▸ Material provided

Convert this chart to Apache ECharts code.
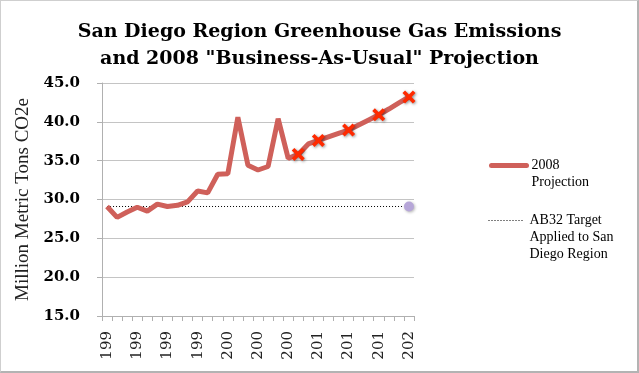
<!DOCTYPE html>
<html><head><meta charset="utf-8">
<script src="https://cdn.jsdelivr.net/npm/echarts@6/dist/echarts.min.js"></script>
<style>
html,body{margin:0;padding:0;background:#fff;}
#wrap{position:relative;width:639px;height:373px;overflow:hidden;}
#chart{position:absolute;left:0;top:0;width:639px;height:373px;}
#frame{position:absolute;left:0;top:0;width:636px;height:370px;border:1px solid #cfcfcf;border-right:2px solid #b3b3b3;border-bottom:2px solid #b3b3b3;pointer-events:none;}
</style></head><body>
<div id="wrap"><div id="chart"></div><div id="frame"></div></div>
<script>
const years = ['1990','1991','1992','1993','1994','1995','1996','1997','1998','1999','2000','2001','2002','2003','2004','2005','2006','2007','2008','2009','2010','2011','2012','2013','2014','2015','2016','2017','2018','2019','2020'];
const emissions = [29.1,27.7,28.4,29.0,28.5,29.4,29.1,29.25,29.7,31.1,30.85,33.25,33.3,40.6,34.4,33.8,34.25,40.4,35.3,35.8,37.15,37.6,38.05,38.5,38.95,39.6,40.25,40.9,41.65,42.45,43.2];
const projectionMarkerYears = ['2009','2011','2014','2017','2020'];
const targetYears = ['1990','2020'];
const targetValues = [29.1, 29.1];
const yTicks = [15,20,25,30,35,40,45];
const legendLines1 = ['2008','Projection'];
const legendLines2 = ['AB32 Target','Applied to San','Diego Region'];

const xPath = 'path://M0,2 L2,0 L5,3 L8,0 L10,2 L7,5 L10,8 L8,10 L5,7 L2,10 L0,8 L3,5 Z';
const mainData = emissions.map((v,i) => projectionMarkerYears.includes(years[i]) ? {
  value: v, symbol: xPath, symbolSize: 13,
  itemStyle: {color:'#ff2a00', shadowColor:'rgba(0,0,0,0.45)', shadowBlur:3, shadowOffsetX:1, shadowOffsetY:1}
} : {value: v, symbol: 'none'});
const targetData = targetYears.map((y,i) => i === targetYears.length-1 ? {
  value: [y, targetValues[i]], symbol:'circle', symbolSize:10,
  itemStyle:{color:'#b6a6d8', shadowColor:'rgba(0,0,0,0.3)', shadowBlur:3, shadowOffsetX:1, shadowOffsetY:1}
} : {value:[y, targetValues[i]], symbol:'none'});

// prepend blank lines so that the first text line sits level with the legend icon
const topAligned = lines => Array(lines.length-1).fill(' ').concat(lines).join('\n');

const legendText = {fontFamily:'Liberation Serif', fontSize:14, lineHeight:17, color:'#000'};
const chart = echarts.init(document.getElementById('chart'), null, {renderer:'canvas'});
chart.setOption({
  animation:false,
  backgroundColor:'#fff',
  title:{
    text:'San Diego Region Greenhouse Gas Emissions\nand 2008 "Business-As-Usual" Projection',
    left:'center', top:14,
    textStyle:{fontFamily:'DejaVu Serif', fontWeight:'bold', fontSize:19, lineHeight:27, color:'#000'}
  },
  legend:[{
    orient:'vertical', left:489, top:140, padding:0, itemWidth:35, itemHeight:14, selectedMode:false,
    data:['2008 Projection'],
    formatter:()=> topAligned(legendLines1),
    itemStyle:{opacity:0},
    lineStyle:{width:5, cap:'round', color:'#cf605a'},
    textStyle:legendText
  },{
    orient:'vertical', left:488, top:178, padding:0, itemWidth:36, itemHeight:14, selectedMode:false,
    data:['AB32 Target Applied to San Diego Region'],
    formatter:()=> topAligned(legendLines2),
    itemStyle:{opacity:0},
    lineStyle:{width:1, type:[1,2], color:'#000'},
    textStyle:legendText
  }],
  grid:{left:102, right:225, top:83, bottom:57, containLabel:false, outerBoundsMode:'none'},
  xAxis:{
    type:'category', data:years, boundaryGap:true,
    axisLine:{lineStyle:{color:'#b0b0b0', width:1}},
    axisTick:{show:true, interval:0, length:5, lineStyle:{color:'#b0b0b0'}},
    axisLabel:{interval:2, rotate:90, margin:15, formatter:v=>v.slice(0,3),
      fontFamily:'DejaVu Serif', fontSize:15, color:'#222'},
    splitLine:{show:false}
  },
  yAxis:{
    type:'value', min:yTicks[0], max:yTicks[yTicks.length-1], interval:5,
    name:'Million Metric Tons CO2e', nameLocation:'middle', nameGap:69,
    nameTextStyle:{fontFamily:'Liberation Serif', fontSize:19, color:'#222'},
    axisLine:{show:true, lineStyle:{color:'#b0b0b0'}},
    axisTick:{show:true, length:5, lineStyle:{color:'#b0b0b0'}},
    axisLabel:{margin:22, formatter:v=>v.toFixed(1), fontFamily:'DejaVu Serif', fontWeight:'bold', fontSize:15, color:'#000'},
    splitLine:{lineStyle:{color:'#c4c4c4', width:1}}
  },
  series:[{
    name:'AB32 Target Applied to San Diego Region', type:'line', data:targetData,
    symbol:'none', showAllSymbol:true, lineStyle:{color:'#000', width:1, type:[1,2]}, itemStyle:{color:'#000'},
    emphasis:{disabled:true}, z:2
  },{
    name:'2008 Projection', type:'line', data:mainData,
    symbol:'none', showSymbol:true, showAllSymbol:true, lineStyle:{color:'#cf605a', width:5}, itemStyle:{color:'#cf605a'},
    emphasis:{disabled:true}, z:3
  }]
});
</script>
</body></html>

▸ Task details
Go from the first line of the listing to the line holding "const legendLines2 = ['AB32" and, please, transcribe those lines exactly, both included, with no pictures.

▸ Exercise answer
Convert this chart to Apache ECharts code.
<!DOCTYPE html>
<html><head><meta charset="utf-8">
<script src="https://cdn.jsdelivr.net/npm/echarts@6/dist/echarts.min.js"></script>
<style>
html,body{margin:0;padding:0;background:#fff;}
#wrap{position:relative;width:639px;height:373px;overflow:hidden;}
#chart{position:absolute;left:0;top:0;width:639px;height:373px;}
#frame{position:absolute;left:0;top:0;width:636px;height:370px;border:1px solid #cfcfcf;border-right:2px solid #b3b3b3;border-bottom:2px solid #b3b3b3;pointer-events:none;}
</style></head><body>
<div id="wrap"><div id="chart"></div><div id="frame"></div></div>
<script>
const years = ['1990','1991','1992','1993','1994','1995','1996','1997','1998','1999','2000','2001','2002','2003','2004','2005','2006','2007','2008','2009','2010','2011','2012','2013','2014','2015','2016','2017','2018','2019','2020'];
const emissions = [29.1,27.7,28.4,29.0,28.5,29.4,29.1,29.25,29.7,31.1,30.85,33.25,33.3,40.6,34.4,33.8,34.25,40.4,35.3,35.8,37.15,37.6,38.05,38.5,38.95,39.6,40.25,40.9,41.65,42.45,43.2];
const projectionMarkerYears = ['2009','2011','2014','2017','2020'];
const targetYears = ['1990','2020'];
const targetValues = [29.1, 29.1];
const yTicks = [15,20,25,30,35,40,45];
const legendLines1 = ['2008','Projection'];
const legendLines2 = ['AB32 Target','Applied to San','Diego Region'];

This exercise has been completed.